# Dataset rows
——

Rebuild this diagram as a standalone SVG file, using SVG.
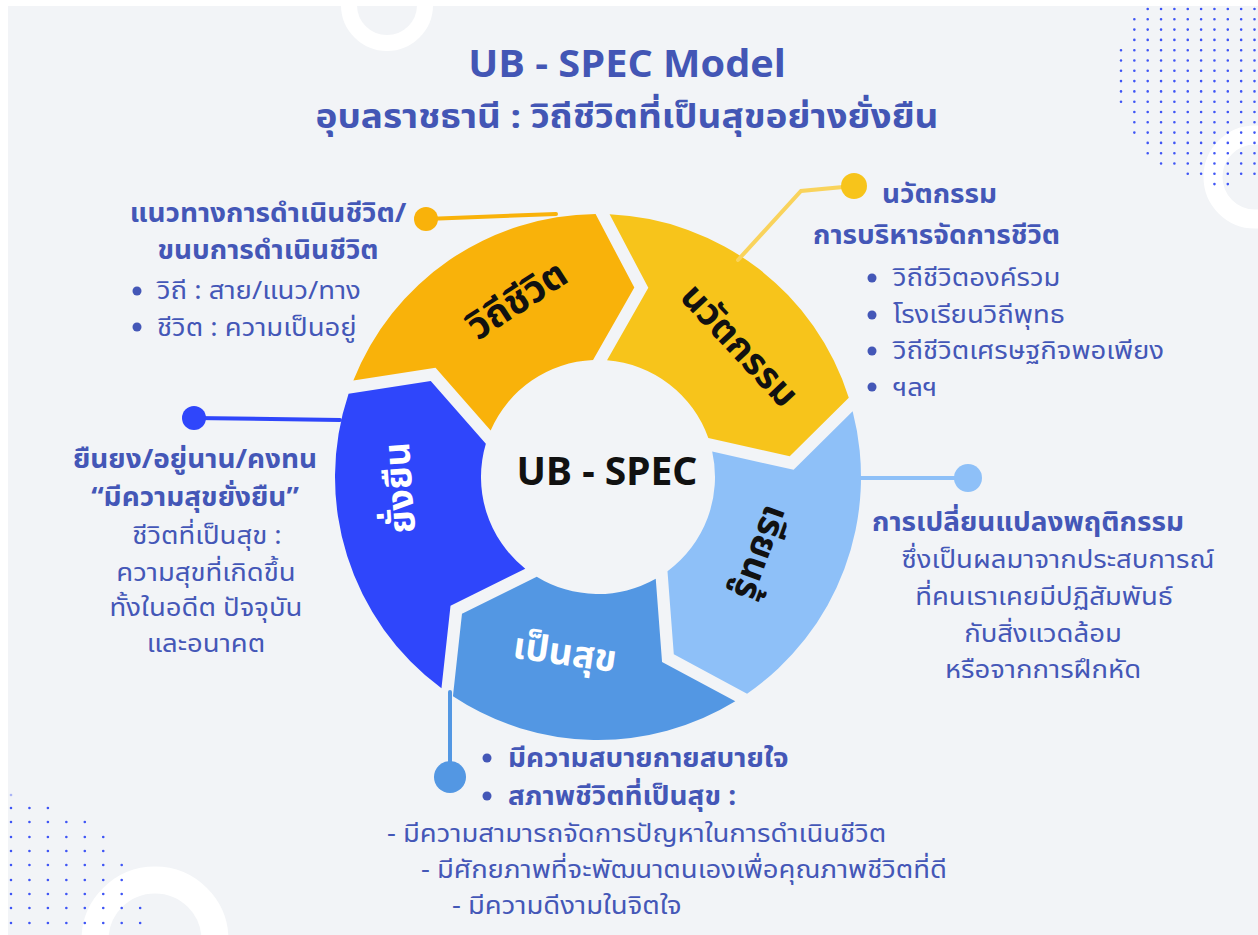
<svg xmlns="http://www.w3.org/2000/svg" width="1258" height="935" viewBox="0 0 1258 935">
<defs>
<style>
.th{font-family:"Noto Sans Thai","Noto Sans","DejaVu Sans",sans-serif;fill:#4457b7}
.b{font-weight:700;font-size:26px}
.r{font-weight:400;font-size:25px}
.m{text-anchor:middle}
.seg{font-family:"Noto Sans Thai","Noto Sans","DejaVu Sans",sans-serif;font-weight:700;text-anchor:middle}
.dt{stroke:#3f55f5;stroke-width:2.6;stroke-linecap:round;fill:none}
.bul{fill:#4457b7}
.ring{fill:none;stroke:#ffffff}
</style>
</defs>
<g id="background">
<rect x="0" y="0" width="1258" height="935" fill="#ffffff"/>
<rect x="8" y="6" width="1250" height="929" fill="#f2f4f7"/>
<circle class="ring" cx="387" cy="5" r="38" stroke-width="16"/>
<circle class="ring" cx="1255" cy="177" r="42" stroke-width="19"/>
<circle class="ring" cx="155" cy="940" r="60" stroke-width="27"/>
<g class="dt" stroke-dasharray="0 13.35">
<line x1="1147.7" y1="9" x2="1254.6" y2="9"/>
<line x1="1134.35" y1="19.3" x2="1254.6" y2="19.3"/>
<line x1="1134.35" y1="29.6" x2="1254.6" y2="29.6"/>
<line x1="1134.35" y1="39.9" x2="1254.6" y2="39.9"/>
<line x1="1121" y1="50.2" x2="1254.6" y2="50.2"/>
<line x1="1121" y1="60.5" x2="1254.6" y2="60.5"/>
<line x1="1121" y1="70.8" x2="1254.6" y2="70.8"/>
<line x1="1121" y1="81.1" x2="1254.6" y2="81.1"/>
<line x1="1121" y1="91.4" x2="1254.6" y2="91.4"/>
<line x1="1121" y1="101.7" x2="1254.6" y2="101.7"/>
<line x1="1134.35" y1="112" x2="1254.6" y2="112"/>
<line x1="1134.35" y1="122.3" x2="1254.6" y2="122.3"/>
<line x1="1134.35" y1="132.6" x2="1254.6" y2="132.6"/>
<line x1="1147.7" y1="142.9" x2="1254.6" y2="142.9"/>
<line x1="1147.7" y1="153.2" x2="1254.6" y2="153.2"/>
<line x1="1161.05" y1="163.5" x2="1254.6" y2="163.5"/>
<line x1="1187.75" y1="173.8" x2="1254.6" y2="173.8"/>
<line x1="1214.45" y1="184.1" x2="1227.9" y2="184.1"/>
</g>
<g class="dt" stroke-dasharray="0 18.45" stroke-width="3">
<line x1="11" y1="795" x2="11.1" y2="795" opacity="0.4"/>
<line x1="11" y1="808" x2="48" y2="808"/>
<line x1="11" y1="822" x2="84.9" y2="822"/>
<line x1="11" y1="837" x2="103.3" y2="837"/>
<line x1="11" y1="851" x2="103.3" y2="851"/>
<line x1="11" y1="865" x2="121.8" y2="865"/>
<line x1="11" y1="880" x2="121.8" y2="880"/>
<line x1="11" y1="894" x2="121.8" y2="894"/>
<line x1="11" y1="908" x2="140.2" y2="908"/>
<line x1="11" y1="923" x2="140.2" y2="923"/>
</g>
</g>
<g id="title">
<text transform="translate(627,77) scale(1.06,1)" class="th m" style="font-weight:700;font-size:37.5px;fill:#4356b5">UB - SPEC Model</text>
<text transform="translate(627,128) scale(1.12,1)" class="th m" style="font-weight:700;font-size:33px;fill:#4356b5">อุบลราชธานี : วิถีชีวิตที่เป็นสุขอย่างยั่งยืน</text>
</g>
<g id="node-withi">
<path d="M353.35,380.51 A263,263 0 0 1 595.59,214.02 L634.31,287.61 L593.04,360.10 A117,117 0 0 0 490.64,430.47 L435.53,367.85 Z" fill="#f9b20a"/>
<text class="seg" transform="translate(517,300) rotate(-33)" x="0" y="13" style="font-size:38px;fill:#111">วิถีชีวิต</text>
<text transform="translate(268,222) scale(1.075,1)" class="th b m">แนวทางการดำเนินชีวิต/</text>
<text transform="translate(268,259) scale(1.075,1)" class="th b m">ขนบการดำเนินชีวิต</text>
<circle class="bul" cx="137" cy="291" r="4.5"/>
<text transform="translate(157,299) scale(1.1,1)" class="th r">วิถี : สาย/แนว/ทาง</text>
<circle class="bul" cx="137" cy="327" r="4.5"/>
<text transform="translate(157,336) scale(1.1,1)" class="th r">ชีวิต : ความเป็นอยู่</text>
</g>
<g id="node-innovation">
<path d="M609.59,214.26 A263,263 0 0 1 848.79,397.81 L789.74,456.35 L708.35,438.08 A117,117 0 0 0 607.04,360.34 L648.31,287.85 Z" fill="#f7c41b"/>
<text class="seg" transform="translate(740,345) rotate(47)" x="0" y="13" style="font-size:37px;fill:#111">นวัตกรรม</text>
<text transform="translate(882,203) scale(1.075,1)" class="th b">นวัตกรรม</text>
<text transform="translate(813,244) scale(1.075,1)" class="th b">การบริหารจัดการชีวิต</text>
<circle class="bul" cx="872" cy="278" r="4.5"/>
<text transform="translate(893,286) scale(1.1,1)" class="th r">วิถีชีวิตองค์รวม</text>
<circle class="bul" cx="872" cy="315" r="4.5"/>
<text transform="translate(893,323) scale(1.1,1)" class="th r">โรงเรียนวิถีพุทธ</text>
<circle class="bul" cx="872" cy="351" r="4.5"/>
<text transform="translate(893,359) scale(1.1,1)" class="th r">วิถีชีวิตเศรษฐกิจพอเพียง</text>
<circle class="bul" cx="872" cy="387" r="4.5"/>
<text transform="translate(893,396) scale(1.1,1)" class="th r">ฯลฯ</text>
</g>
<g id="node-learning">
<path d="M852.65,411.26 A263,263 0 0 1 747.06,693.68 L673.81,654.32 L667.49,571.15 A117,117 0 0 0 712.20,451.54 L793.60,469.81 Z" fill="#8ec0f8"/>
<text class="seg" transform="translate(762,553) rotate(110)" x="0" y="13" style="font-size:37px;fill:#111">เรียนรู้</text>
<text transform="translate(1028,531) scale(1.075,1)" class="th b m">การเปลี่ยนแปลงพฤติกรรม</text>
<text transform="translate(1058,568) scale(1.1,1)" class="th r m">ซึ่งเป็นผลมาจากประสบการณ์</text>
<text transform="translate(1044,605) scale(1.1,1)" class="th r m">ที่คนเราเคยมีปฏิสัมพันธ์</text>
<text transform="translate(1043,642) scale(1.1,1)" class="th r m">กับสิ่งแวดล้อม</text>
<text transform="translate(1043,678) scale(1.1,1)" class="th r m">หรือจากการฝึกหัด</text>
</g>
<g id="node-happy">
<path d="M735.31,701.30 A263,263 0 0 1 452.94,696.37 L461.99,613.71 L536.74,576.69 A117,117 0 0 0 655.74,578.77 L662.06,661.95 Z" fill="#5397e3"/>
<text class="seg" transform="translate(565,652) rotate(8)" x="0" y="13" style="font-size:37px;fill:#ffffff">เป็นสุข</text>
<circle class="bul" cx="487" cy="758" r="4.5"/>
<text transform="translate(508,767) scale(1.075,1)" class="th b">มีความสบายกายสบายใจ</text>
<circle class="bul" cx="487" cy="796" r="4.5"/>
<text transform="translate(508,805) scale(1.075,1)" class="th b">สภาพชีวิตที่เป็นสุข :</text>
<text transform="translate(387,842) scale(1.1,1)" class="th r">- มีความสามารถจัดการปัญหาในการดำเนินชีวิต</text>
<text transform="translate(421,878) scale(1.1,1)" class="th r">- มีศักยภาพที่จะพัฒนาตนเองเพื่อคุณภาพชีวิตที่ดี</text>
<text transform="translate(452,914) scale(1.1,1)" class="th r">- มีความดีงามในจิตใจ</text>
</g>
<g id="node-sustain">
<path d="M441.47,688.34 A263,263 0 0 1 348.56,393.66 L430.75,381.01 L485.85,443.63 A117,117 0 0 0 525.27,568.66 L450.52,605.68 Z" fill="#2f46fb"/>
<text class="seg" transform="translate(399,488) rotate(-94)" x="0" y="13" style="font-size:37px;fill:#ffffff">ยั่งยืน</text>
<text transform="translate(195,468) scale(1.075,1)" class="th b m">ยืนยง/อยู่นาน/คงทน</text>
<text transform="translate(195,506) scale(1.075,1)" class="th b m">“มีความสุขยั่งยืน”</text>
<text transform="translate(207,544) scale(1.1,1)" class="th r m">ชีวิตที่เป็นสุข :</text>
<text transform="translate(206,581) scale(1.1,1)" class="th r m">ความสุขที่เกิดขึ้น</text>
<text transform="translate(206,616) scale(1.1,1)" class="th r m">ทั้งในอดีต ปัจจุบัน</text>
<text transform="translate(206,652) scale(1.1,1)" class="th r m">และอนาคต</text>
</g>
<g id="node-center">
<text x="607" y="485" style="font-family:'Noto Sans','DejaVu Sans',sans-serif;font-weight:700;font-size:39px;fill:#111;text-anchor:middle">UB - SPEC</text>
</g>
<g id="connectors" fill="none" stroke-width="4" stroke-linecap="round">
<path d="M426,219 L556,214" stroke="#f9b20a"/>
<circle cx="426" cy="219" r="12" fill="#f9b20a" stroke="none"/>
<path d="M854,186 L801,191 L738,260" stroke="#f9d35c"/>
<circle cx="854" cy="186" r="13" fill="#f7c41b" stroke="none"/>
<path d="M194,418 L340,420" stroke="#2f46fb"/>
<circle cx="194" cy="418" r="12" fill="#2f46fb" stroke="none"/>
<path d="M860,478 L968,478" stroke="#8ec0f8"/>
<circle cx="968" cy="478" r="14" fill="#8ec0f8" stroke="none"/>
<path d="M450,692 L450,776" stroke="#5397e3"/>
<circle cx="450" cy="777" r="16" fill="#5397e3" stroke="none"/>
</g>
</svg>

——

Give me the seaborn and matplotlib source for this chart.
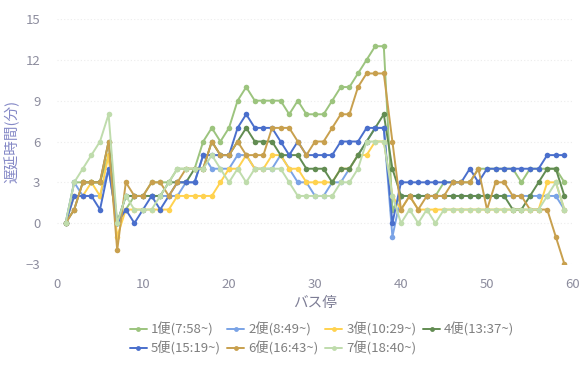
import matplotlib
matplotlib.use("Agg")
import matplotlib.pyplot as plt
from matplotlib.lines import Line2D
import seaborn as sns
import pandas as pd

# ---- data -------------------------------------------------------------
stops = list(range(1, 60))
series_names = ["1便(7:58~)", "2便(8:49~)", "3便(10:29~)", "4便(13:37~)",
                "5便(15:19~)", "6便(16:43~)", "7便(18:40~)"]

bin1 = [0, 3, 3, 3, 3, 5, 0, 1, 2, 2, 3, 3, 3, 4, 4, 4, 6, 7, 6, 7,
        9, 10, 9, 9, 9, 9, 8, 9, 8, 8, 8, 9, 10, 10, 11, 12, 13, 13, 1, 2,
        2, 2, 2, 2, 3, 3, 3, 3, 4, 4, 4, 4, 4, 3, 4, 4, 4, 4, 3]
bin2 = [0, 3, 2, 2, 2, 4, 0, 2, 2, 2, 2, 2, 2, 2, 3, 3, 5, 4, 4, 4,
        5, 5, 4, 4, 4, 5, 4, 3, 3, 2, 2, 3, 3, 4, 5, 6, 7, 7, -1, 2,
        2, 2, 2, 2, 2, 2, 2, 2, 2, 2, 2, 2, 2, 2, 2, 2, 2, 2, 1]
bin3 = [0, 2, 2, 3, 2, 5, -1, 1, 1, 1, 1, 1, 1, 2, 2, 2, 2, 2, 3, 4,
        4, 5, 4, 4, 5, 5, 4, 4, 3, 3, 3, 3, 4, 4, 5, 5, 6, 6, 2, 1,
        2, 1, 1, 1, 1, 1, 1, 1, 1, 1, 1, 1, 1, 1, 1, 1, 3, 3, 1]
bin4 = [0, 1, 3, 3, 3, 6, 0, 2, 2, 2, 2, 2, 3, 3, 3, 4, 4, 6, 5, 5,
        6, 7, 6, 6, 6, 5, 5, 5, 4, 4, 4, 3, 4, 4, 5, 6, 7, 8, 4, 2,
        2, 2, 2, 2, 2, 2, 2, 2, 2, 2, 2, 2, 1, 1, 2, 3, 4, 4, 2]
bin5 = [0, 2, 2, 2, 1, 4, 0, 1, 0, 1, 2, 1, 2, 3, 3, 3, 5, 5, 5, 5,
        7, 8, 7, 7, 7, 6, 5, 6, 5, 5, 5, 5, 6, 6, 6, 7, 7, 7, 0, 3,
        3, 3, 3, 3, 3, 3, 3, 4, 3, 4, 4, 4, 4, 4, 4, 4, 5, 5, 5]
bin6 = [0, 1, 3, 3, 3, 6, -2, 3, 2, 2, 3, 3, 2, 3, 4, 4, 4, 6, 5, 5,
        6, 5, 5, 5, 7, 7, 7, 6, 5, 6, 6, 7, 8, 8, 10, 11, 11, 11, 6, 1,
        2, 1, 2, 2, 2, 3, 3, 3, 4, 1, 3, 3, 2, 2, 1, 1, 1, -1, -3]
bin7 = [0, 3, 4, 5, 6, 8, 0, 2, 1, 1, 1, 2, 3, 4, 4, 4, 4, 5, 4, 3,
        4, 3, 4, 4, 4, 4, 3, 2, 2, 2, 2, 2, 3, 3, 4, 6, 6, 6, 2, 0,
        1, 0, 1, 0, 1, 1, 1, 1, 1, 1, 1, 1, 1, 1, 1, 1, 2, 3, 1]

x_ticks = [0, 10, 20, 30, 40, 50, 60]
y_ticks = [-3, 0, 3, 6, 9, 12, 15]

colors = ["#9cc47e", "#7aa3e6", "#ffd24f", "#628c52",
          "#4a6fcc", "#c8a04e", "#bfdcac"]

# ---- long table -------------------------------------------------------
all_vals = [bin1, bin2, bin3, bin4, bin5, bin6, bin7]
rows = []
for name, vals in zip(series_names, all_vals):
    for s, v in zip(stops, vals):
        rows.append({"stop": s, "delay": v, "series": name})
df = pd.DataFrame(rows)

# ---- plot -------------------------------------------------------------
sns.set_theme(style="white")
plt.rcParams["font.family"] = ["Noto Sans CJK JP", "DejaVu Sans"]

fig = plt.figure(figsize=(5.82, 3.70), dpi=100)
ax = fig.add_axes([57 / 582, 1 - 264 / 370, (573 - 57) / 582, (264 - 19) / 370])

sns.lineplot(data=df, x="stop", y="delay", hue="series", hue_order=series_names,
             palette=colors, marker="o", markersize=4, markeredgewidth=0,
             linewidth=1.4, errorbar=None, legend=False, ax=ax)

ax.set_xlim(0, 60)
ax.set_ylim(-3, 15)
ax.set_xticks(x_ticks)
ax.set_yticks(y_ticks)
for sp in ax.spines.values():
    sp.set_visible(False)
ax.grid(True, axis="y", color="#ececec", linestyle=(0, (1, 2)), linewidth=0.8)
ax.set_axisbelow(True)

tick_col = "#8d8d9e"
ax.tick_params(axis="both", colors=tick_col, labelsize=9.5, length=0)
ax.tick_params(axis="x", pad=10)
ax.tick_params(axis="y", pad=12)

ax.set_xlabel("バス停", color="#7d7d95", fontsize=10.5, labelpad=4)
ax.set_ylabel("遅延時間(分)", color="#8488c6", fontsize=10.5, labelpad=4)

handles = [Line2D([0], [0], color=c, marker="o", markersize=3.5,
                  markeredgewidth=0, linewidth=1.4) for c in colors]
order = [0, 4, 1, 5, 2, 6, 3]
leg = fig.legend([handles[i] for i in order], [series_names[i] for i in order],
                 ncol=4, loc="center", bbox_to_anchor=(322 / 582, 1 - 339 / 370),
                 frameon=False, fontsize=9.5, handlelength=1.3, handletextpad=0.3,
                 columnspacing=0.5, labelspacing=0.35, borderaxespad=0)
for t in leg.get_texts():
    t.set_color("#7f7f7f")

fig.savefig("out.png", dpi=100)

——

# Written problem
Your copy should hold only the lines from the one containing "Give me the" through the one containing "import pandas as pd", word for word, with no pictures.

# Finished task
Give me the seaborn and matplotlib source for this chart.
import matplotlib
matplotlib.use("Agg")
import matplotlib.pyplot as plt
from matplotlib.lines import Line2D
import seaborn as sns
import pandas as pd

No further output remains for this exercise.